A standing rib roast, or bone-in prime rib roast, is the ultimate centerpiece at any special occasion. But don't let its larger size and longer cook time intimidate you - this tender cut of beef easily feeds a crowd and is mostly hands-off, freeing you up to prepare side dishes or spend time with guests prior to dining. 

(Chef's Tip) If you would rather hit the grill with some steaks, this roast can be cut down into 3 Bone in Ribeye steaks! Talk about a show stopper!

This Easter, we suggest this Juniper Berry & Garlic Crusted Standing Rib Roast with Port Wine Sauce from Jen Plaggemars using Certified Piedmontese Beef.

Serves 8 to 10

1 (80-ounce) Certified Piedmontese standing rib roast

2 tablespoons juniper berries, crushed (If you don't have Juniper berries, Rosemary or Allspice would be great substitutes!)

6 cloves garlic, chopped fine

1 tablespoon kosher salt

2 teaspoons freshly ground black pepper

For The Sauce:

2 shallots, minced

1 cup Port wine

1 cup beef stock

1 cup heavy cream

4 tablespoons unsalted butter, cubed

Kosher salt and freshly cracked black pepper, to taste

Rub rib roast with juniper berries (Or Rosemary/Allspice) , garlic, salt, and pepper and refrigerate overnight. (This is where the MAGIC happens!)

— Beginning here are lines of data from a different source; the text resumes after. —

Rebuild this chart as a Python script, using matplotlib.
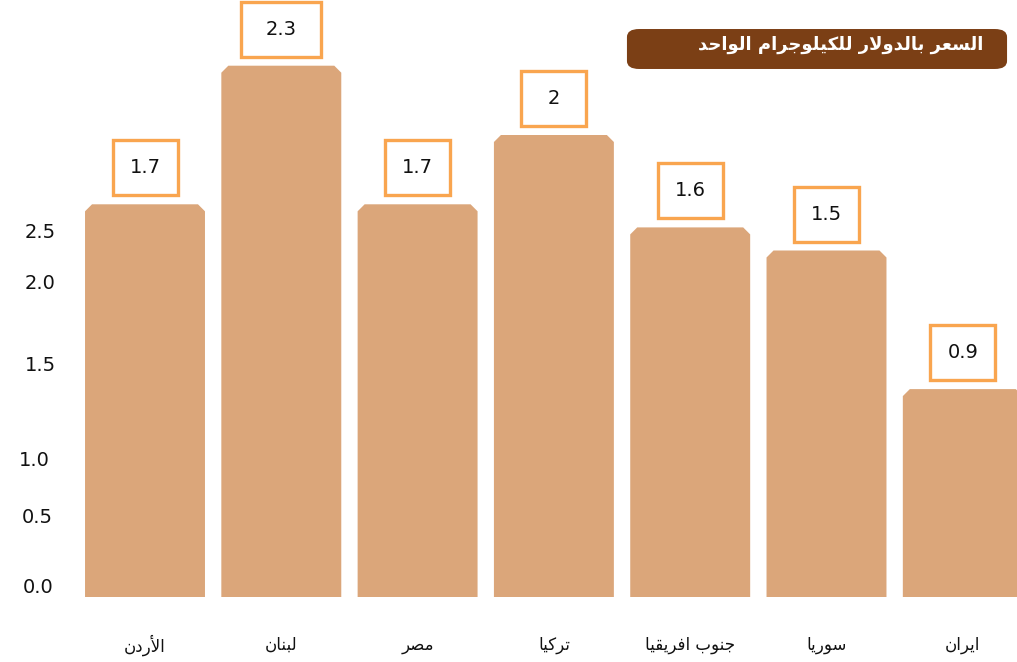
import matplotlib
matplotlib.use("Agg")
import matplotlib.pyplot as plt
from matplotlib.patches import Polygon, Rectangle, FancyBboxPatch

# ---- data ----
countries = ["الأردن", "لبنان", "مصر", "تركيا", "جنوب افريقيا", "سوريا", "ايران"]
prices = [1.7, 2.3, 1.7, 2.0, 1.6, 1.5, 0.9]
price_labels = ["1.7", "2.3", "1.7", "2", "1.6", "1.5", "0.9"]
ytick_labels = ["0.0", "0.5", "1.0", "1.5", "2.0", "2.5"]
title = "السعر بالدولار للكيلوجرام الواحد"

# matplotlib has no Arabic shaping, so pick the joined glyph forms by hand
# (isolated, final, initial, medial)
FORMS = {
    "ا": ("\uFE8D", "\uFE8E", None, None),
    "أ": ("\uFE83", "\uFE84", None, None),
    "ب": ("\uFE8F", "\uFE90", "\uFE91", "\uFE92"),
    "ت": ("\uFE95", "\uFE96", "\uFE97", "\uFE98"),
    "ج": ("\uFE9D", "\uFE9E", "\uFE9F", "\uFEA0"),
    "ح": ("\uFEA1", "\uFEA2", "\uFEA3", "\uFEA4"),
    "د": ("\uFEA9", "\uFEAA", None, None),
    "ر": ("\uFEAD", "\uFEAE", None, None),
    "س": ("\uFEB1", "\uFEB2", "\uFEB3", "\uFEB4"),
    "ص": ("\uFEB9", "\uFEBA", "\uFEBB", "\uFEBC"),
    "ع": ("\uFEC9", "\uFECA", "\uFECB", "\uFECC"),
    "ف": ("\uFED1", "\uFED2", "\uFED3", "\uFED4"),
    "ق": ("\uFED5", "\uFED6", "\uFED7", "\uFED8"),
    "ك": ("\uFED9", "\uFEDA", "\uFEDB", "\uFEDC"),
    "ل": ("\uFEDD", "\uFEDE", "\uFEDF", "\uFEE0"),
    "م": ("\uFEE1", "\uFEE2", "\uFEE3", "\uFEE4"),
    "ن": ("\uFEE5", "\uFEE6", "\uFEE7", "\uFEE8"),
    "و": ("\uFEED", "\uFEEE", None, None),
    "ي": ("\uFEF1", "\uFEF2", "\uFEF3", "\uFEF4"),
    "لا": ("\uFEFB", "\uFEFC", None, None),
    "لأ": ("\uFEF7", "\uFEF8", None, None),
}


def shape(text):
    chars = []
    i = 0
    while i < len(text):
        if text[i] == "ل" and i + 1 < len(text) and text[i + 1] in "اأ":
            chars.append(text[i:i + 2])
            i += 2
        else:
            chars.append(text[i])
            i += 1
    out = []
    for k, c in enumerate(chars):
        if c not in FORMS:
            out.append(c)
            continue
        prev = chars[k - 1] if k > 0 else None
        nxt = chars[k + 1] if k + 1 < len(chars) else None
        jp = prev in FORMS and FORMS[prev][2] is not None
        jn = FORMS[c][2] is not None and nxt in FORMS
        iso, fin, ini, med = FORMS[c]
        if jp and jn:
            out.append(med)
        elif jp:
            out.append(fin)
        elif jn:
            out.append(ini)
        else:
            out.append(iso)
    return "".join(reversed(out))


plt.rcParams["font.family"] = ["DejaVu Sans"]

W, H = 1017, 662
fig = plt.figure(figsize=(W / 100, H / 100), dpi=100)
ax = fig.add_axes([0, (H - 597) / H, 1, 597 / H])
px_y = 231.0     # pixels per unit
px_x = 136.3     # pixels per category
ax.set_ylim(0, 597 / px_y)
ax.set_xlim(-145 / px_x, (W - 145) / px_x)
ax.axis("off")

x = list(range(len(prices)))
bars = ax.bar(x, prices, width=0.88, color="#DBA67A")

# chamfer the top corners of each bar
cx, cy = 7 / px_x, 7 / px_y
for b in bars:
    x0, y0, w, h = b.get_x(), b.get_y(), b.get_width(), b.get_height()
    pts = [(x0, y0), (x0, y0 + h - cy), (x0 + cx, y0 + h),
           (x0 + w - cx, y0 + h), (x0 + w, y0 + h - cy), (x0 + w, y0)]
    ax.add_patch(Polygon(pts, closed=True, facecolor="#DBA67A", edgecolor="none"))
    b.set_visible(False)

# value labels in orange boxes
box_w = [65, 80, 65, 65, 65, 65, 65]
bh = 55 / px_y
for b, lab, bw in zip(bars, price_labels, box_w):
    xc = b.get_x() + b.get_width() / 2
    y0 = b.get_height() + 9 / px_y
    w = bw / px_x
    ax.add_patch(Rectangle((xc - w / 2, y0), w, bh, facecolor="white",
                           edgecolor="#F9A54F", linewidth=2.4, clip_on=False))
    ax.text(xc, y0 + bh / 2, lab, ha="center", va="center", fontsize=14, color="#111111")

# category labels
for xi, name in zip(x, countries):
    ax.text(xi, -48 / px_y, shape(name), ha="center", va="center", fontsize=12,
            color="#111111", clip_on=False)

# the y labels sit at uneven heights in the original
ytick_pos = [0.039, 0.346, 0.593, 1.004, 1.359, 1.576]
ytick_x = [53, 53, 50, 56, 56, 56]
for lab, yp, xp in zip(ytick_labels, ytick_pos, ytick_x):
    ax.text(xp / W, yp, lab, transform=ax.get_yaxis_transform(), ha="right",
            va="center", fontsize=14, color="#111111")

# title box
fig.patches.append(FancyBboxPatch((630 / W, (H - 67) / H), 374 / W, 36 / H,
                                  boxstyle="round,pad=0.003,rounding_size=0.012",
                                  transform=fig.transFigure, facecolor="#7B3F15",
                                  edgecolor="none"))
fig.text(983 / W, (H - 45) / H, shape(title), ha="right", va="center", fontsize=13,
         fontweight="bold", color="white")

fig.savefig("out.png", dpi=100)
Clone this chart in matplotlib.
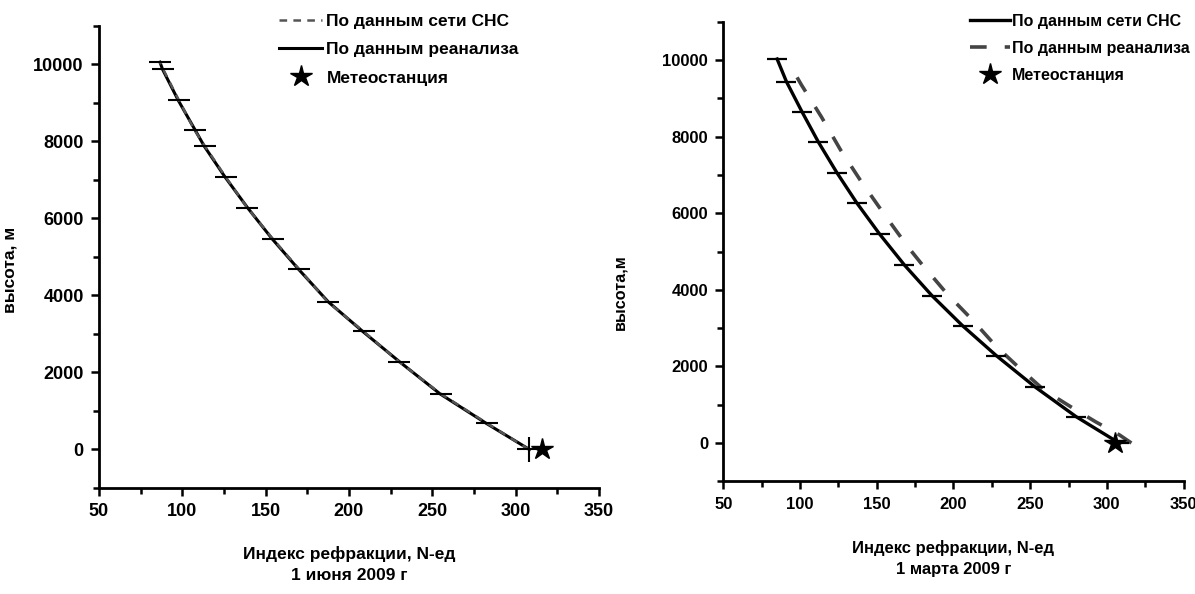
import matplotlib
matplotlib.use('Agg')
import matplotlib.pyplot as plt
from matplotlib.ticker import MultipleLocator

plt.rcParams['font.family'] = ['Liberation Sans', 'DejaVu Sans']
plt.rcParams['font.weight'] = 'bold'
plt.rcParams['lines.scale_dashes'] = False

# левый график - 1 июня 2009 г
h_june = [0, 681, 1443, 2280, 3065, 3834, 4689, 5466, 6277, 7080, 7876, 8290, 9067, 9870, 10060]
n_june_rean = [308.3, 282.3, 254.7, 230.3, 208.3, 187.6, 169.6, 154.0, 139.2, 125.6, 113.2, 107.8, 97.6, 88.2, 86.6]
n_june_chs = [308.0, 282.8, 255.2, 230.0, 208.8, 187.2, 170.0, 154.4, 139.0, 126.0, 113.6, 107.4, 98.0, 88.6, 86.6]
n_june_station = 315.7

# правый график - 1 марта 2009 г
h_march_chs = [0, 687, 1470, 2279, 3063, 3846, 4648, 5457, 6266, 7057, 7859, 8650, 9433, 10026]
n_march_chs = [308.0, 280.0, 253.0, 228.0, 205.9, 186.0, 168.0, 151.8, 137.0, 124.0, 111.9, 101.2, 91.1, 85.0]
h_march_rean = [0, 209, 556, 948, 1384, 1924, 2533, 3211, 3909, 4692, 5125, 5997, 6822, 7650, 8520, 9347, 9740]
n_march_rean = [316.0, 308.3, 292.6, 276.4, 259.0, 243.9, 227.6, 212.4, 195.5, 178.9, 170.2, 154.4, 139.9, 126.4, 113.8, 100.9, 95.2]
n_march_station = 305.5

labels_legend = ['По данным сети СНС', 'По данным реанализа', 'Метеостанция']
xlabel = 'Индекс рефракции, N-ед'

fig = plt.figure(figsize=(11.95, 5.94), dpi=100)
ax1 = fig.add_axes([0.0828, 0.1785, 0.4184, 0.7778])
ax2 = fig.add_axes([0.6054, 0.1897, 0.3850, 0.7737])


def style_axes(ax, fs):
    ax.set_xlim(50, 350)
    ax.set_ylim(-1000, 11000)
    ax.xaxis.set_major_locator(MultipleLocator(50))
    ax.xaxis.set_minor_locator(MultipleLocator(25))
    ax.yaxis.set_major_locator(MultipleLocator(2000))
    ax.yaxis.set_minor_locator(MultipleLocator(1000))
    for s in ['top', 'right']:
        ax.spines[s].set_visible(False)
    for s in ['left', 'bottom']:
        ax.spines[s].set_linewidth(2)
    ax.tick_params(which='major', direction='out', length=6, width=1.8, labelsize=fs, pad=5)
    ax.tick_params(which='minor', direction='out', length=4, width=1.8)


# левый график
l1, = ax1.plot(n_june_rean, h_june, color='black', lw=2.2, label=labels_legend[1])
l2, = ax1.plot(n_june_chs, h_june, color='#555555', lw=1.8, dashes=(5.5, 4.5), label=labels_legend[0])
ax1.plot(n_june_chs[1:], h_june[1:], ls='none', marker='_', ms=16, mew=1.5, color='black')
ax1.plot(n_june_chs[:1], h_june[:1], ls='none', marker='+', ms=18, mew=1.5, color='black')
l3, = ax1.plot([n_june_station], [h_june[0]], ls='none', marker='*', ms=16, color='black', label=labels_legend[2])
style_axes(ax1, 13)
ax1.set_ylabel('высота, м', fontsize=12.5, fontweight='bold')
ax1.yaxis.set_label_coords(-0.162, 0.472)
ax1.set_xlabel(xlabel + '\n1 июня 2009 г', fontsize=12.5, fontweight='bold', linespacing=1.5)
ax1.xaxis.set_label_coords(0.5, -0.125)
ax1.xaxis.label.set_va('top')
ax1.legend([l2, l1, l3], labels_legend, loc='upper left', bbox_to_anchor=(0.2335, 0.977),
           bbox_transform=fig.transFigure, frameon=False, fontsize=12.5, handlelength=2.5,
           handletextpad=0.23, labelspacing=0.76, borderpad=0, borderaxespad=0)

# правый график
r1, = ax2.plot(n_march_chs, h_march_chs, color='black', lw=2.4, label=labels_legend[0])
r2, = ax2.plot(n_march_rean, h_march_rean, color='#444444', lw=2.6, dashes=(12, 13), label=labels_legend[1])
ax2.plot(n_march_chs, h_march_chs, ls='none', marker='_', ms=15, mew=1.6, color='black')
r3, = ax2.plot([n_march_station], [h_march_chs[0]], ls='none', marker='*', ms=16, color='black', label=labels_legend[2])
style_axes(ax2, 12)
ax2.set_ylabel('высота,м', fontsize=11.6, fontweight='bold')
ax2.yaxis.set_label_coords(-0.209, 0.412)
ax2.set_xlabel(xlabel + '\n1 марта 2009 г', fontsize=12, fontweight='bold', linespacing=1.55)
ax2.xaxis.set_label_coords(0.5, -0.127)
ax2.xaxis.label.set_va('top')
ax2.legend([r1, r2, r3], labels_legend, loc='upper left', bbox_to_anchor=(0.8117, 0.977),
           bbox_transform=fig.transFigure, frameon=False, fontsize=11.5, handlelength=2.5,
           handletextpad=0.13, labelspacing=0.75, borderpad=0, borderaxespad=0)

fig.savefig('out.png', dpi=100)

Pull the roast from the refrigerator and let rest at room temperature for one hour before cooking. (Letting the roast rise in temperature allows for a more even cook)

Meanwhile, preheat oven to 450°F. Transfer the roast, fat-cap side up, to a rack in a roasting pan.

Roast for 25 minutes, or until golden-brown. Reduce heat to 350°F and roast for 1½ hours, or until the center of the roast registers 115 to 120°F (for medium-rare) on an instant-read thermometer.

Remove roast from the oven to a cutting board and let rest for 20 minutes. The roast’s internal temperature will rise about 10 degrees while resting.

While the roast rests, prepare the sauce. Place the roasting pan over medium-high heat and add the shallots. Cook, stirring often, until fragrant, about one minute. Deglaze the pan with Port wine and beef stock, scraping up any browned bits from the bottom of the pan with a wooden spoon.

Whisk in the heavy cream. Reduce heat to medium-low and whisk in butter, one cube at a time. Continue cooking the sauce until thickened. Turn off heat and season the sauce with salt and pepper.

Slice the roast and ladle the sauce over top.